Imagine this: You’re flying on a plane and mid-flight there’s an announcement made that the current pilot is going to be switched out with a new pilot. Terrifying? Maybe just a bit. As consultants, we are frequently brought in to lead large programs that are already in flight.
This typically means we are tasked with bringing a struggling program back to green, or driving it to completion. Keeping emotional intelligence at the forefront, and leading the program judiciously and empathetically can obtain the desired results while fostering a teaming environment.
The Importance of Emotional Intelligence
Taking over the responsibilities of a program from the previous manager is always an interesting and delicate task. You quickly need to bring yourself up to speed, engage the team, learn the ins and outs of a new program and potentially a new technology.
Successfully leading a program with emotional intelligence can be difficult as the tendency is to utilize a heavy hand, by driving and controlling the team, to get results. This works in some cases but depending on the teams’ experience up to that point and their styles, whether they are analytical, amiable, expressive or drivers, it may have the opposite effect.
Keeping emotional intelligence at the forefront, and leading the program judiciously and empathetically can obtain the desired results while fostering a teaming environment.
Where to Start
My priority coming into a new program is to establish relationships and a team-oriented environment. Get to know your team—what drives them? How has their experience to date been on the program? Typically, the most important question to answer is what the team and individuals need to be successful.
Over my career, I have focused on the following aspects when joining an in-flight program to help lead judiciously and empathetically:
Avoid the “Heavy Hand” – As mentioned earlier, many people don’t respond well to being told what to do. Where appropriate, empower your team to make decisions and give them a safe space to learn and grow. Some individuals will need to be directed, sometimes firmly, but you can still hold them accountable without disrespecting them or killing their sprit in the process. In turn, they will be willing to work hard for you to accomplish the common goal you have set.
Minimize the Blame Game – It’s far easier to point fingers when an issue occurs, especially when you are working with multiple vendors, than to set a one team mentality. Removing the finger pointing can allow the team to focus on what’s important and take the corrective action necessary to ensure it doesn’t happen again. In some situations, this can be a very powerful tool. Unfortunately, this approach will not lend itself well to all situations and keeping the pressure on is necessary to ensure a successful program.
Manage the Stress – Large programs are stressful—there are a million things to accomplish and tight deadlines, that no matter how well-planned, always seem to come up too quickly. Today’s environment heavily relies on remote teams across different time zones. Always remember that the resources you are dealing with day in and day out are people too. Things are happening in their lives that you may never know of but try to keep things in perspective and ensure you lead with the necessary empathy.

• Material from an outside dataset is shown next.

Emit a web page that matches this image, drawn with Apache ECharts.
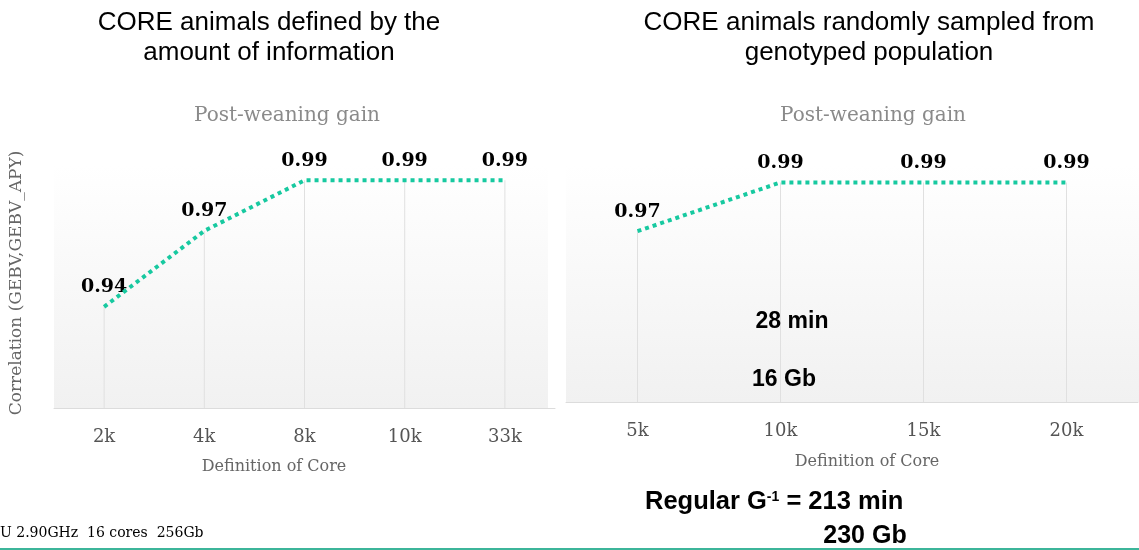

Be Involved – Program managers typically engage at a high-level. It’s what we are taught to do and necessary to ensure large efforts get completed on time. Don’t be afraid to get into the weeds from time to time to experience what your project managers and team members are going through, but remember you don’t want to live there! I joined a program that frequently had late-night cutovers that would go on for hours. Wanting to see how one went, I joined the meeting for support and stayed up with the project manager who was driving the cutover. As 3:00 AM approached, you could tell the team was starting to go stir-crazy, but we pushed through. To this day, we still joke about my first cutover and whether I was awake the entire time.
Much like having your pilot switched out mid-flight can be terrifying, joining a program mid-flight can be terrifying for yourself, client and team. There’s nothing better than wrapping up a program knowing that you led with empathy and compassion, yet still completed it successfully.